Rowan Moore has contributed an opinion piece today, which I’ll quote a shorter section from:
Richard Morrison of the Times wondered why the project attracts opponents “whose hostility seems implacable”. Why indeed? Why should so much anger be stirred by a project that started with Joanna Lumley’s innocent and benign dream of commemorating Princess Diana by projecting greenery across the Thames? Why should so many want to trample on Joanna’s flowers?
I’m a huge fan of the London arts scene, Joanna Lumley, and flowers. But this is absurd. Do go and read the articles on the garden for a full outline of the controversy surrounding the project, including the choice of architect and more financial detail.
I support spending money on the arts – the ‘then what are we fighting for’ quote from Winston Churchill comes to mind but this is almost certainly bogus, so I’ll move swiftly on.
There are a lot of things the government should be spending money on – junior doctors, saving our libraries, better recycling, to name but a few. This week has seen the launch of a ‘cash flow fund’ at London’s New Diorama Theatre – of course I’m biased but I would much prefer to see London’s arts money, public and private, put into schemes such as this. Or just send the lot up to Lancashire.
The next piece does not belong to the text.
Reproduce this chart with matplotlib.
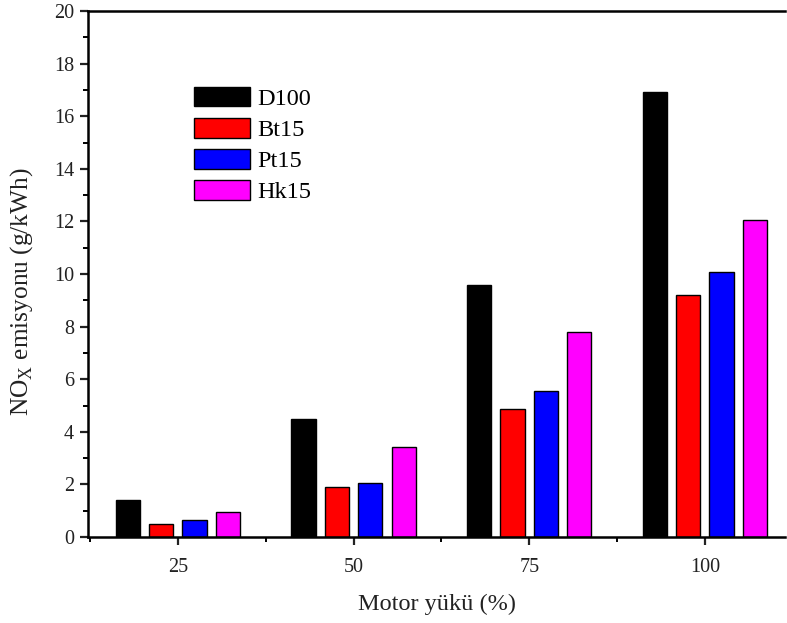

Over Christmas my dad visited the Museum of Science and Industry in Manchester. He said of his visit that it made him really proud to be from manchester. For a boy born in Salford 70 years ago this is no small deal – I’ve never heard him say anything like that before so alongside the redevelopment of Salford quays I’m really glad for him. His love of the arts and influenced mine, and visa versa. Even from a London-focused arts fan like me, I expect better for the rest of the country.
We’re seeing projects outside of London – there’s great work happening in the arts scene on the south coast, for example, so it’s all possible. For Valentine’s day I’d like Boris, George and Dave to spread the love of the arts North of Watford.